= PROBLEM REQUIREMENTS =
Everything from the first line of the data below through the line that contains "const loadTicks = [20, 25, 30];" should be written out exactly, please, and nothing more; the pictures stay out.
· · ·
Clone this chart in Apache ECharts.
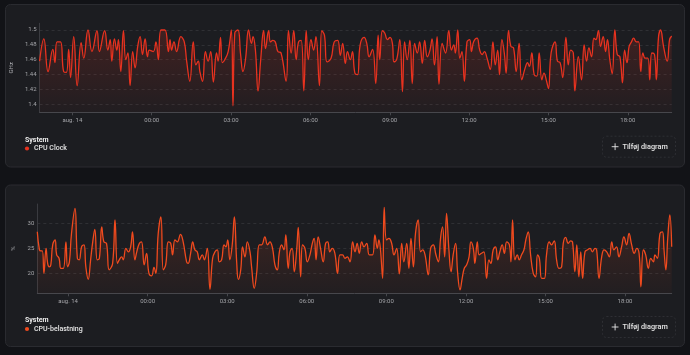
<!DOCTYPE html>
<html><head><meta charset="utf-8">
<script src="https://cdn.jsdelivr.net/npm/echarts@6/dist/echarts.min.js"></script>
<style>html,body{margin:0;padding:0;background:#121317;}#c{width:690px;height:355px;}</style>
</head><body><div id="c"></div>
<script>
// ---- data ----
const xTickHours = [-3, 0, 3, 6, 9, 12, 15, 18];
const xTickLabels = ['aug. 14', '00:00', '03:00', '06:00', '09:00', '12:00', '15:00', '18:00'];
const clockTicks = [1.4, 1.42, 1.44, 1.46, 1.48, 1.5];
const loadTicks = [20, 25, 30];

const clockHours = [-4.24,-4.08,-3.92,-3.74,-3.66,-3.58,-3.45,-3.33,-3.23,-3.14,-3.07,-2.95,-2.82,-2.67,-2.57,-2.41,-2.26,-2.07,-1.98,-1.78,-1.66,-1.57,-1.51,-1.41,-1.32,-1.26,-1.17,-1.07,-0.98,-0.90,-0.82,-0.72,-0.63,-0.53,-0.44,-0.35,-0.25,-0.16,-0.09,0.06,0.16,0.25,0.35,0.50,0.63,0.69,0.75,0.84,0.94,1.10,1.23,1.32,1.44,1.57,1.67,1.76,1.82,1.92,2.03,2.13,2.23,2.33,2.45,2.51,2.60,2.67,2.76,2.89,3.01,3.07,3.14,3.26,3.36,3.45,3.55,3.66,3.77,3.83,3.92,4.02,4.12,4.23,4.30,4.42,4.49,4.58,4.67,4.77,4.89,5.08,5.17,5.27,5.37,5.46,5.55,5.65,5.75,5.84,5.92,6.02,6.12,6.21,6.34,6.43,6.53,6.63,6.78,6.90,7.03,7.13,7.22,7.32,7.40,7.51,7.59,7.68,7.78,7.88,8.03,8.13,8.22,8.35,8.47,8.56,8.62,8.72,8.81,8.91,9.01,9.10,9.16,9.26,9.38,9.48,9.56,9.66,9.76,9.85,9.94,10.04,10.13,10.23,10.32,10.42,10.52,10.60,10.69,10.79,10.86,10.98,11.11,11.23,11.33,11.42,11.48,11.57,11.65,11.73,11.82,11.92,12.02,12.09,12.17,12.30,12.40,12.49,12.58,12.68,12.80,12.90,12.99,13.08,13.15,13.24,13.33,13.40,13.49,13.58,13.68,13.78,13.89,13.99,14.12,14.21,14.28,14.37,14.46,14.56,14.65,14.75,14.83,14.93,15.00,15.10,15.25,15.34,15.44,15.54,15.66,15.75,15.84,15.94,16.00,16.13,16.25,16.35,16.44,16.53,16.63,16.72,16.79,16.89,16.97,17.07,17.16,17.23,17.32,17.41,17.51,17.60,17.70,17.80,17.88,17.97,18.05,18.14,18.22,18.32,18.41,18.49,18.57,18.66,18.76,18.83,18.91,19.01,19.08,19.16,19.24,19.35,19.49,19.58,19.66];
const clockGHz = [1.458,1.488,1.444,1.474,1.456,1.484,1.484,1.444,1.443,1.474,1.436,1.491,1.425,1.483,1.462,1.5,1.471,1.499,1.471,1.499,1.473,1.487,1.458,1.488,1.473,1.487,1.444,1.499,1.46,1.469,1.425,1.471,1.449,1.478,1.491,1.467,1.488,1.464,1.473,1.471,1.484,1.46,1.5,1.5,1.471,1.487,1.473,1.484,1.471,1.491,1.484,1.458,1.431,1.484,1.453,1.458,1.444,1.431,1.471,1.458,1.471,1.430,1.469,1.458,1.490,1.456,1.46,1.471,1.5,1.398,1.496,1.5,1.467,1.444,1.462,1.5,1.482,1.491,1.473,1.418,1.46,1.499,1.475,1.499,1.484,1.486,1.484,1.471,1.469,1.431,1.499,1.469,1.499,1.46,1.484,1.486,1.418,1.499,1.46,1.487,1.473,1.491,1.425,1.499,1.493,1.457,1.462,1.484,1.486,1.466,1.482,1.455,1.471,1.46,1.471,1.442,1.44,1.48,1.49,1.482,1.464,1.474,1.428,1.493,1.46,1.499,1.496,1.487,1.49,1.482,1.457,1.46,1.487,1.417,1.484,1.46,1.486,1.428,1.482,1.469,1.484,1.455,1.486,1.464,1.473,1.488,1.453,1.491,1.427,1.482,1.469,1.499,1.473,1.48,1.469,1.5,1.462,1.471,1.431,1.484,1.487,1.471,1.484,1.489,1.473,1.467,1.471,1.462,1.447,1.484,1.453,1.473,1.44,1.487,1.469,1.442,1.499,1.478,1.476,1.444,1.482,1.433,1.449,1.456,1.451,1.469,1.44,1.438,1.469,1.433,1.442,1.431,1.421,1.469,1.484,1.458,1.456,1.436,1.49,1.453,1.473,1.469,1.418,1.464,1.433,1.48,1.458,1.476,1.464,1.489,1.487,1.499,1.478,1.491,1.471,1.487,1.46,1.441,1.5,1.467,1.464,1.429,1.473,1.456,1.478,1.484,1.489,1.484,1.484,1.444,1.469,1.462,1.462,1.433,1.469,1.467,1.433,1.49,1.5,1.478,1.458,1.487,1.492];

const loadHours = [-4.16,-4.08,-4.03,-3.97,-3.91,-3.83,-3.77,-3.71,-3.65,-3.58,-3.49,-3.43,-3.34,-3.27,-3.18,-3.08,-3.02,-2.95,-2.87,-2.74,-2.65,-2.58,-2.49,-2.40,-2.33,-2.24,-2.15,-2.07,-1.99,-1.90,-1.82,-1.73,-1.65,-1.55,-1.45,-1.32,-1.23,-1.14,-1.07,-0.98,-0.92,-0.82,-0.73,-0.64,-0.57,-0.48,-0.41,-0.31,-0.23,-0.13,-0.04,0.05,0.15,0.24,0.31,0.40,0.50,0.59,0.68,0.78,0.87,0.94,1.03,1.12,1.24,1.34,1.47,1.53,1.62,1.70,1.78,1.87,1.95,2.06,2.14,2.25,2.35,2.45,2.54,2.63,2.70,2.79,2.88,2.95,3.02,3.10,3.19,3.27,3.36,3.42,3.51,3.58,3.67,3.76,3.86,3.92,4.02,4.11,4.21,4.30,4.42,4.52,4.61,4.71,4.80,4.89,4.96,5.05,5.14,5.21,5.30,5.37,5.45,5.53,5.62,5.68,5.77,5.84,5.93,6.02,6.12,6.21,6.28,6.35,6.43,6.52,6.62,6.71,6.79,6.87,6.96,7.06,7.16,7.25,7.35,7.44,7.53,7.63,7.73,7.82,7.90,7.98,8.07,8.16,8.26,8.36,8.48,8.57,8.66,8.72,8.78,8.86,8.92,9.01,9.10,9.20,9.29,9.39,9.49,9.58,9.66,9.77,9.85,9.93,10.02,10.10,10.20,10.29,10.37,10.46,10.58,10.67,10.77,10.87,10.96,11.05,11.12,11.20,11.27,11.36,11.44,11.52,11.61,11.69,11.78,11.86,11.94,12.03,12.12,12.19,12.28,12.34,12.43,12.50,12.59,12.68,12.78,12.87,12.94,13.03,13.12,13.20,13.28,13.37,13.45,13.54,13.64,13.70,13.76,13.85,13.94,14.01,14.10,14.19,14.26,14.35,14.44,14.54,14.63,14.70,14.77,14.86,14.96,15.04,15.14,15.23,15.33,15.42,15.51,15.61,15.67,15.76,15.86,15.95,16.02,16.11,16.18,16.26,16.33,16.40,16.49,16.59,16.68,16.77,16.87,16.93,17.02,17.12,17.21,17.31,17.41,17.50,17.58,17.68,17.77,17.87,17.96,18.06,18.15,18.25,18.35,18.44,18.53,18.60,18.69,18.78,18.88,18.97,19.07,19.13,19.22,19.32,19.41,19.47,19.54,19.61,19.69,19.76];
const loadPct = [28.3,24.7,24.5,24.5,20,25,22,21.3,21.7,25.7,26.7,23.7,23,21,21,26.3,21.3,22.3,28,33,23,22.7,25.3,25.7,21.3,18.8,22.7,26.3,28.8,22.7,23,29.3,26.3,26,20.7,22,30.7,22,22.7,23.3,22.7,25,24.3,25.3,28.3,22.7,24.3,26,26.3,21.7,24,20,19.5,21.2,20,28,31.3,20.7,21.7,26.3,26,23.7,26.7,26.3,27.8,26.3,22.3,22,24,26.3,24.7,24.3,22.7,23.7,22.7,25,16.8,23,24.3,24.7,22.3,22.7,25.7,25.3,26.7,22.7,25.7,31.3,22,18.8,20.7,25.3,23.3,26.3,24.3,21.3,17,20,25.7,25.7,27.3,25.7,26.3,25,21.7,20.7,24,25.7,24.7,27.7,21,24.3,25,20.3,24.7,29.2,19.3,25.7,25,22.3,23.7,26,27,22.7,27.3,25,22.3,26,26.3,24.3,25,24,20,23.7,23.7,23,23.3,22.3,26.3,24.3,26,24,26.3,25.3,26,23.7,23.7,27.7,25,26.7,24.7,19,33.2,26.7,27,26,23.7,25,19.9,26,22.3,26,21,27,21.3,28,30.7,24.3,24.7,23.7,19.7,25,25.7,23.7,22.3,27.3,29.3,23.3,32,24.7,20.3,23.7,26,20,16.7,19,21,21.7,23.3,26.3,25,22,26.3,23.7,24,24.3,19,22.7,22,24.7,25.3,22.7,24.3,25.7,24,26.3,25.7,22.3,30.7,22.7,23.7,22.7,23.7,24.7,26.7,28.3,23.7,20,19.3,23.7,23,19,19,23.7,26.3,25.7,26.5,22.7,21,21.3,26,27.2,26,26.5,26.3,20.3,25.7,19.3,24.3,19,24.3,24.7,25,24.3,25,24.7,19,23.3,24.7,24.3,23.3,26.3,24.7,25.3,23.3,25.3,27.3,25.7,28,25.7,24,25,24,17.3,24.7,23.7,21,23,22.3,23.7,23,28,28.3,24.7,20.7,27,31.7,25.3];

// ---- chart ----
const FONT = 'Roboto, "Noto Sans", sans-serif';
const LABEL = '#a3a4a8';
const zip = (a, b) => a.map((v, i) => [v, b[i]]);

function xAxis(gridIndex, min, max) {
  return {
    type: 'value', gridIndex, min, max,
    axisLine: { show: true, onZero: false, lineStyle: { color: '#46474c', width: 1 } },
    axisTick: { show: true, length: 3, lineStyle: { color: '#46474c' }, customValues: xTickHours },
    axisLabel: {
      color: LABEL, fontSize: 6, fontFamily: FONT, margin: 5,
      customValues: xTickHours,
      formatter: v => { const i = xTickHours.indexOf(v); return i >= 0 ? xTickLabels[i] : ''; }
    },
    splitLine: { show: false }
  };
}
function yAxis(gridIndex, min, max, ticks, name, splitNumber) {
  return {
    type: 'value', gridIndex, min, max, splitNumber,
    name, nameLocation: 'middle', nameGap: 21, nameRotate: 90,
    nameTextStyle: { color: LABEL, fontSize: 6, fontFamily: FONT },
    axisLine: { show: true, onZero: false, lineStyle: { color: '#3a3b40', width: 1 } },
    axisTick: { show: false },
    axisLabel: { color: LABEL, fontSize: 6, fontFamily: FONT, margin: 3, customValues: ticks },
    splitLine: { show: true, showMinLine: false, showMaxLine: false,
      lineStyle: { color: '#38393e', type: [3, 3], width: 0.7 } }
  };
}
function area(r, g, b) {
  return {
    color: new echarts.graphic.LinearGradient(0, 0, 0, 1, [
      { offset: 0, color: `rgba(${r},${g},${b},0.26)` },
      { offset: 1, color: `rgba(${r},${g},${b},0.04)` }
    ])
  };
}

function card(y, h) {
  return { type: 'rect', z: -10, shape: { x: 5.5, y: y, width: 679, height: h, r: 5 },
    style: { fill: '#1c1d21', stroke: '#2a2b30', lineWidth: 1 } };
}
function legend(y, color, label) {
  return [
    { type: 'text', z: 10, style: { text: 'System', x: 25, y: y, font: 'bold 7px ' + FONT, fill: '#ececec', verticalAlign: 'middle' } },
    { type: 'circle', z: 10, shape: { cx: 27, cy: y + 8.5, r: 2.1 }, style: { fill: color } },
    { type: 'text', z: 10, style: { text: label, x: 34, y: y + 8.5, font: '500 7px ' + FONT, fill: '#e6e6e6', verticalAlign: 'middle' } }
  ];
}
function button(y) {
  return [
    { type: 'rect', z: 10, shape: { x: 602.5, y: y - 10.5, width: 73, height: 21, r: 4 },
      style: { fill: 'transparent', stroke: '#2e2f34', lineWidth: 1, lineDash: [2, 2] } },
    { type: 'line', z: 10, shape: { x1: 611.7, y1: y, x2: 618.5, y2: y }, style: { stroke: '#e6e6e6', lineWidth: 0.9 } },
    { type: 'line', z: 10, shape: { x1: 615.1, y1: y - 3.4, x2: 615.1, y2: y + 3.4 }, style: { stroke: '#e6e6e6', lineWidth: 0.9 } },
    { type: 'text', z: 10, style: { text: 'Tilføj diagram', x: 622.5, y: y, font: '500 7.3px ' + FONT, fill: '#e6e6e6', verticalAlign: 'middle' } }
  ];
}

const chart = echarts.init(document.getElementById('c'), null, { renderer: 'canvas' });
chart.setOption({
  backgroundColor: '#121317',
  animation: false,
  textStyle: { fontFamily: FONT },
  grid: [
    { left: 37.3, right: 18.3, top: 23.3, height: 89 },
    { left: 37.3, right: 18.3, top: 204, height: 89.3 }
  ],
  xAxis: [xAxis(0, -4.24, 19.66), xAxis(1, -4.16, 19.76)],
  yAxis: [
    yAxis(0, 1.3892, 1.509, clockTicks, 'GHz', 5),
    yAxis(1, 16.0, 33.86, loadTicks, '%', 3)
  ],
  series: [
    { type: 'line', xAxisIndex: 0, yAxisIndex: 0, data: zip(clockHours, clockGHz),
      smooth: 0.45, showSymbol: false, lineStyle: { color: '#e8321f', width: 1.3 },
      areaStyle: area(232, 50, 31) },
    { type: 'line', xAxisIndex: 1, yAxisIndex: 1, data: zip(loadHours, loadPct),
      smooth: 0.45, showSymbol: false, lineStyle: { color: '#f04a1e', width: 1.3 },
      areaStyle: area(240, 74, 30) }
  ],
  graphic: [
    card(4.5, 162.5), card(185, 161.5),
    ...legend(140, '#e8321f', 'CPU Clock'),
    ...legend(320.5, '#f04a1e', 'CPU-belastning'),
    ...button(146.7), ...button(327)
  ]
});
</script></body></html>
· · ·
= FINAL ANSWER =
Clone this chart in Apache ECharts.
<!DOCTYPE html>
<html><head><meta charset="utf-8">
<script src="https://cdn.jsdelivr.net/npm/echarts@6/dist/echarts.min.js"></script>
<style>html,body{margin:0;padding:0;background:#121317;}#c{width:690px;height:355px;}</style>
</head><body><div id="c"></div>
<script>
// ---- data ----
const xTickHours = [-3, 0, 3, 6, 9, 12, 15, 18];
const xTickLabels = ['aug. 14', '00:00', '03:00', '06:00', '09:00', '12:00', '15:00', '18:00'];
const clockTicks = [1.4, 1.42, 1.44, 1.46, 1.48, 1.5];
const loadTicks = [20, 25, 30];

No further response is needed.